**EXERCISE DESCRIPTION:**
From the first line of the data through the line containing "Arial, Helvetica, sans-serif';", return each line exactly.

**AVAILABLE DATA:**
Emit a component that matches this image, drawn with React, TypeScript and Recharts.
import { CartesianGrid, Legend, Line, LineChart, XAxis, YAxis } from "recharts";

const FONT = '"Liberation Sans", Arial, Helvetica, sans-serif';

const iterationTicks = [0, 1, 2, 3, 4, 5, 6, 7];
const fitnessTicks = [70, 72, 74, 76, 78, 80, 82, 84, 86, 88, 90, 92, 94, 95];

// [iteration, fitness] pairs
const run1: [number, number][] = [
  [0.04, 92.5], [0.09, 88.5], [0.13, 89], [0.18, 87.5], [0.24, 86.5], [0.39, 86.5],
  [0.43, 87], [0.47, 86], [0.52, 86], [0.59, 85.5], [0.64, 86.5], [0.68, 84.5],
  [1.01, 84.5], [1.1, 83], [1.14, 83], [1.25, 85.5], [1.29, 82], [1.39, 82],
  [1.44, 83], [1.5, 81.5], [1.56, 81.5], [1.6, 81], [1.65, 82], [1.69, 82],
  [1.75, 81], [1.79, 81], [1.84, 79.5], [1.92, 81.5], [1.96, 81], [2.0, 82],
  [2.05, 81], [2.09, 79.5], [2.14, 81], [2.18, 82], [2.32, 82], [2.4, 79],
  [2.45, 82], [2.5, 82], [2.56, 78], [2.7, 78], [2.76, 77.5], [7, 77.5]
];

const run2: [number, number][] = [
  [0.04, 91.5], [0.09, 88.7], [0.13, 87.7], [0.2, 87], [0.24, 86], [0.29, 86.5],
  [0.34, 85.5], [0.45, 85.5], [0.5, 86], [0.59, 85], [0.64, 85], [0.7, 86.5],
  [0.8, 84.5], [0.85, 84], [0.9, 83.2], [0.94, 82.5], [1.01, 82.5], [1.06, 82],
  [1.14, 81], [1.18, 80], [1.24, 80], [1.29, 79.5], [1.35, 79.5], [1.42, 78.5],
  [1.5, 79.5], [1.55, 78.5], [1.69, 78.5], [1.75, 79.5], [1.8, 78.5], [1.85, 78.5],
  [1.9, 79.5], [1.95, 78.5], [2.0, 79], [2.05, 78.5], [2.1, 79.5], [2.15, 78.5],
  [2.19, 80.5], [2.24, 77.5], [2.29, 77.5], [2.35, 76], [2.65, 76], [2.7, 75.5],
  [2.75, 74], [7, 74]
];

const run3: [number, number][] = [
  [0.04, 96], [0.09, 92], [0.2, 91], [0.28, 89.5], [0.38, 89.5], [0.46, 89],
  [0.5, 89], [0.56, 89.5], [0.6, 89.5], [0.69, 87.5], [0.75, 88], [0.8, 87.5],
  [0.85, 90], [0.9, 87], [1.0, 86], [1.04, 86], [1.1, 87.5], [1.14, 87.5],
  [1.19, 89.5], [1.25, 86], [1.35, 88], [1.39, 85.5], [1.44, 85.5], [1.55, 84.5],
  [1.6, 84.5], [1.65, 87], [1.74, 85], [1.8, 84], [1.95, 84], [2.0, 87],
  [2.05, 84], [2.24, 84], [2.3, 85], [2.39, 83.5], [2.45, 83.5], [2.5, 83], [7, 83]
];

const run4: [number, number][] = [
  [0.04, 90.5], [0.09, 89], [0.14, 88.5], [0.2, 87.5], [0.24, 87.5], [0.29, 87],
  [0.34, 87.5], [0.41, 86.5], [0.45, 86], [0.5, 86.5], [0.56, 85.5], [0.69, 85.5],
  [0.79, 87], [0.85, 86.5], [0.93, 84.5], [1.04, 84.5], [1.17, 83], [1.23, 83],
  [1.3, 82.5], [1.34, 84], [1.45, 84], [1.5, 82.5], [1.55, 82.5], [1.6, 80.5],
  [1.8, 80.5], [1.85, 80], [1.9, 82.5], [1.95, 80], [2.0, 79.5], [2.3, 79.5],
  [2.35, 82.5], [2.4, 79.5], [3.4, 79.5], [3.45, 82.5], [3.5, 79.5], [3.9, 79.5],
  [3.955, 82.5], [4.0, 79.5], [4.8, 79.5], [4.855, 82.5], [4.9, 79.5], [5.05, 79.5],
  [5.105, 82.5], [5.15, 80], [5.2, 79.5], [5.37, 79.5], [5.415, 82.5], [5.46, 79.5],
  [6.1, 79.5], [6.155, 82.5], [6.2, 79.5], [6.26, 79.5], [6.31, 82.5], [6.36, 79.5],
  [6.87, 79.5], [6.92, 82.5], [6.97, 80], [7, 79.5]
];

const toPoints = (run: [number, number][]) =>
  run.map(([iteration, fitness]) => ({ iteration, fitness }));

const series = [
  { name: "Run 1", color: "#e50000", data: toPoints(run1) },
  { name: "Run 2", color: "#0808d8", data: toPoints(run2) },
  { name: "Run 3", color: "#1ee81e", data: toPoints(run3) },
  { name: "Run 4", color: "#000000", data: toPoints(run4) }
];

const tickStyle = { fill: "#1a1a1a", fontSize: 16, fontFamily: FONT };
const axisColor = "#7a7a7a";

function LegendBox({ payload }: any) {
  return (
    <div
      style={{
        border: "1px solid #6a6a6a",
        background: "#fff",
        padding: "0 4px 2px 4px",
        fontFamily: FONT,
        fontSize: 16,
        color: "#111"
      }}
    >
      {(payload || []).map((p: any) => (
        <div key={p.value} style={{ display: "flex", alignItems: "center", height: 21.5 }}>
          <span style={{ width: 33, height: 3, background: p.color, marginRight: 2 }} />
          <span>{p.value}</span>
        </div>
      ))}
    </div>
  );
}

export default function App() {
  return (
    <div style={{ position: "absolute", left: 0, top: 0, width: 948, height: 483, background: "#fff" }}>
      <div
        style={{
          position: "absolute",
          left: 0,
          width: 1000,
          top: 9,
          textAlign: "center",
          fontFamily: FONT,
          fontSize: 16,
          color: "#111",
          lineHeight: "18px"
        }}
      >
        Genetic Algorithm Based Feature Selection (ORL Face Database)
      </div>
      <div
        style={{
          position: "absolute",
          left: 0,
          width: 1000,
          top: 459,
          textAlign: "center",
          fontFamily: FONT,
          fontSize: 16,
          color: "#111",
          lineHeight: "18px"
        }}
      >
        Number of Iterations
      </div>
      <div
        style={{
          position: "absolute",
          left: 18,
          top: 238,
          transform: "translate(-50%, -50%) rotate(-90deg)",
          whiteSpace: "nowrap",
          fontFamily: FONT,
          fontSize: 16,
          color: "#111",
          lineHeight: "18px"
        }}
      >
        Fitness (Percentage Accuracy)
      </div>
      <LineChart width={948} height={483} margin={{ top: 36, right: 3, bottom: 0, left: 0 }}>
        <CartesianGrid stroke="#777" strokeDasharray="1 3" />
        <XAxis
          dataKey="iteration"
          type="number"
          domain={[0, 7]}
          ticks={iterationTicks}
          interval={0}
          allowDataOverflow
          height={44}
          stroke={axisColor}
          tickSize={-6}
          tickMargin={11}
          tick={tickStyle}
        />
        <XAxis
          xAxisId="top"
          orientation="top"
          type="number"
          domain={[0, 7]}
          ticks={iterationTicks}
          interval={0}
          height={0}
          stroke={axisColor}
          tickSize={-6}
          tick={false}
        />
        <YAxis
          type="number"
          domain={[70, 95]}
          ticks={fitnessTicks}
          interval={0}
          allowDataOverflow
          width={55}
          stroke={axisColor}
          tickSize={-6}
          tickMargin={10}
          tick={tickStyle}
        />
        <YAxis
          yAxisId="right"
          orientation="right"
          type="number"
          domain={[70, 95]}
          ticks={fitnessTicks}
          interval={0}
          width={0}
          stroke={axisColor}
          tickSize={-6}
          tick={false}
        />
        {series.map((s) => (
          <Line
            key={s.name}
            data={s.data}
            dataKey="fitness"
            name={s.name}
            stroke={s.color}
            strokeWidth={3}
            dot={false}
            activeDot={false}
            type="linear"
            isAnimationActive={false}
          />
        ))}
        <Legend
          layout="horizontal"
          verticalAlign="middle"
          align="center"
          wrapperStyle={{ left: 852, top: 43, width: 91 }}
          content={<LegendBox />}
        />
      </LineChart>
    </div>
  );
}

**THE REPLY:**
Emit a component that matches this image, drawn with React, TypeScript and Recharts.
import { CartesianGrid, Legend, Line, LineChart, XAxis, YAxis } from "recharts";

const FONT = '"Liberation Sans", Arial, Helvetica, sans-serif';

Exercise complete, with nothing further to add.